Leave out the pictures, and write out exactly the lines from the beginning of the material to the line holding "(hlayer) at (10.83,-2.30)", that line included, and nothing else.
"""
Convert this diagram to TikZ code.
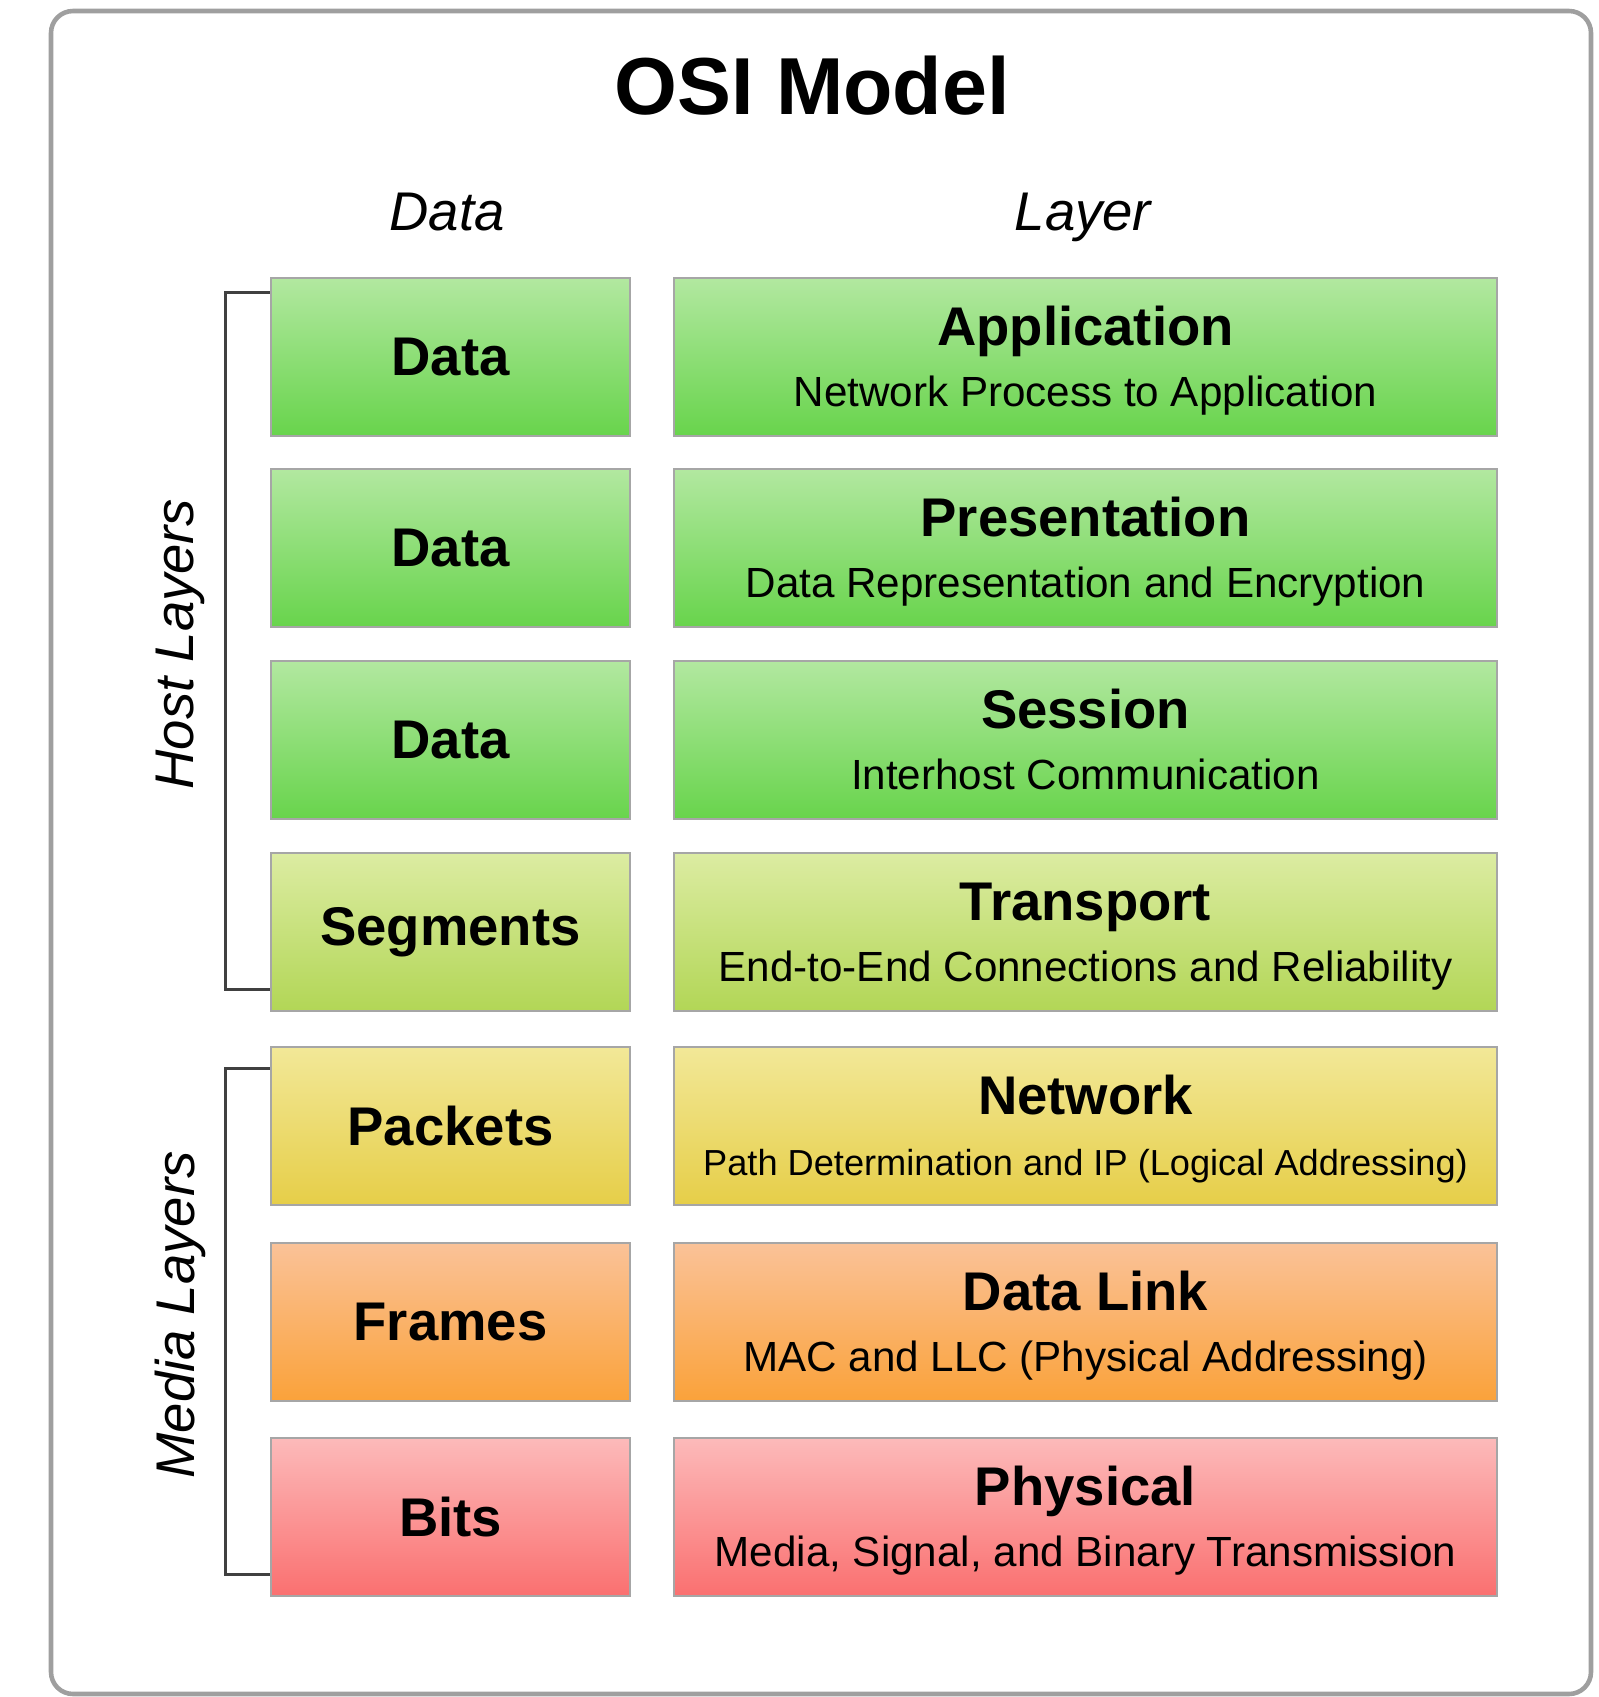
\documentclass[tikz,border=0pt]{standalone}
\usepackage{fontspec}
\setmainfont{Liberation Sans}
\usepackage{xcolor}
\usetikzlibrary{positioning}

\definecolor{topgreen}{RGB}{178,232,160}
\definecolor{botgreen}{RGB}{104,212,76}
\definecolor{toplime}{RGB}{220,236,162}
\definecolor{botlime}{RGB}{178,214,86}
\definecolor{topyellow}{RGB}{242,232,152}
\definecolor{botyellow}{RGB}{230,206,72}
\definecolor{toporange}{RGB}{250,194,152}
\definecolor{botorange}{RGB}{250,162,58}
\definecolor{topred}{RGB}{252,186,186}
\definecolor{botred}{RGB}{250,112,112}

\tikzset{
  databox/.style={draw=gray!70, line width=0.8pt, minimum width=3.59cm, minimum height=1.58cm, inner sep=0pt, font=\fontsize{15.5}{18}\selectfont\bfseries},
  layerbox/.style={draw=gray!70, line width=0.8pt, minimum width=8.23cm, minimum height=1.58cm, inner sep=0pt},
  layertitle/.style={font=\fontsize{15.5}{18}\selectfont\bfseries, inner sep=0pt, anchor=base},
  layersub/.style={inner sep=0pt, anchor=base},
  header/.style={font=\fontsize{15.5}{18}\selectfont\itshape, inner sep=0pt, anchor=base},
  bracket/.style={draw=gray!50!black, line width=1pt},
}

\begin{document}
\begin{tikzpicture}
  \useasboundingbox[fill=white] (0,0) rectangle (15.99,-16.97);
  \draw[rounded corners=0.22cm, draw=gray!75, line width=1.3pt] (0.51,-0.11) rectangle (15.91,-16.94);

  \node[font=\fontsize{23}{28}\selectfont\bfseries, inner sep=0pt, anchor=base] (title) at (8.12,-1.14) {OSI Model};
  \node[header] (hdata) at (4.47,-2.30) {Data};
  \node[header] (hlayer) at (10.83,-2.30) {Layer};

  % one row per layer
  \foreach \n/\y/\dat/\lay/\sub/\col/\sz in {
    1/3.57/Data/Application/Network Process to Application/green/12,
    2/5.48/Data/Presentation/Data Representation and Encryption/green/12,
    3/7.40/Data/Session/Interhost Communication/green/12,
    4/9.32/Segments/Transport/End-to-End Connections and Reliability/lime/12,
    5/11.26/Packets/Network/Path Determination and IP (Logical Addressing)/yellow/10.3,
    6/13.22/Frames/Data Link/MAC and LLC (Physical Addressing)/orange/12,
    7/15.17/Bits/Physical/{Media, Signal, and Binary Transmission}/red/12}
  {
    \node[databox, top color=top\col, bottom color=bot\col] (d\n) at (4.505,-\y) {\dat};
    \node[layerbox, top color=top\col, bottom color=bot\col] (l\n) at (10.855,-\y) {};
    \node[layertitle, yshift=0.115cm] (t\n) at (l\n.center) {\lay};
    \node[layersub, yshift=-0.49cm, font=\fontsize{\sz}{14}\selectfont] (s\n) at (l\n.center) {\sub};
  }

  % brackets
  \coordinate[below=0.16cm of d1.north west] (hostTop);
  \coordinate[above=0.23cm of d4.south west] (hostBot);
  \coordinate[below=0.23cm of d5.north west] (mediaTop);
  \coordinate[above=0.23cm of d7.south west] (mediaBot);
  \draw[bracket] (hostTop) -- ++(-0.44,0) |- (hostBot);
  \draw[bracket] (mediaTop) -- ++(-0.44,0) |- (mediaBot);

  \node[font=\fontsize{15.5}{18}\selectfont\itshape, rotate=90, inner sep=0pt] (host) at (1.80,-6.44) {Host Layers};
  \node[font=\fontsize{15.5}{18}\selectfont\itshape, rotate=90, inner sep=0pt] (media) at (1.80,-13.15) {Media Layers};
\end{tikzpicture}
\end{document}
"""
**Result**
Convert this diagram to TikZ code.
\documentclass[tikz,border=0pt]{standalone}
\usepackage{fontspec}
\setmainfont{Liberation Sans}
\usepackage{xcolor}
\usetikzlibrary{positioning}

\definecolor{topgreen}{RGB}{178,232,160}
\definecolor{botgreen}{RGB}{104,212,76}
\definecolor{toplime}{RGB}{220,236,162}
\definecolor{botlime}{RGB}{178,214,86}
\definecolor{topyellow}{RGB}{242,232,152}
\definecolor{botyellow}{RGB}{230,206,72}
\definecolor{toporange}{RGB}{250,194,152}
\definecolor{botorange}{RGB}{250,162,58}
\definecolor{topred}{RGB}{252,186,186}
\definecolor{botred}{RGB}{250,112,112}

\tikzset{
  databox/.style={draw=gray!70, line width=0.8pt, minimum width=3.59cm, minimum height=1.58cm, inner sep=0pt, font=\fontsize{15.5}{18}\selectfont\bfseries},
  layerbox/.style={draw=gray!70, line width=0.8pt, minimum width=8.23cm, minimum height=1.58cm, inner sep=0pt},
  layertitle/.style={font=\fontsize{15.5}{18}\selectfont\bfseries, inner sep=0pt, anchor=base},
  layersub/.style={inner sep=0pt, anchor=base},
  header/.style={font=\fontsize{15.5}{18}\selectfont\itshape, inner sep=0pt, anchor=base},
  bracket/.style={draw=gray!50!black, line width=1pt},
}

\begin{document}
\begin{tikzpicture}
  \useasboundingbox[fill=white] (0,0) rectangle (15.99,-16.97);
  \draw[rounded corners=0.22cm, draw=gray!75, line width=1.3pt] (0.51,-0.11) rectangle (15.91,-16.94);

  \node[font=\fontsize{23}{28}\selectfont\bfseries, inner sep=0pt, anchor=base] (title) at (8.12,-1.14) {OSI Model};
  \node[header] (hdata) at (4.47,-2.30) {Data};
  \node[header] (hlayer) at (10.83,-2.30) {Layer};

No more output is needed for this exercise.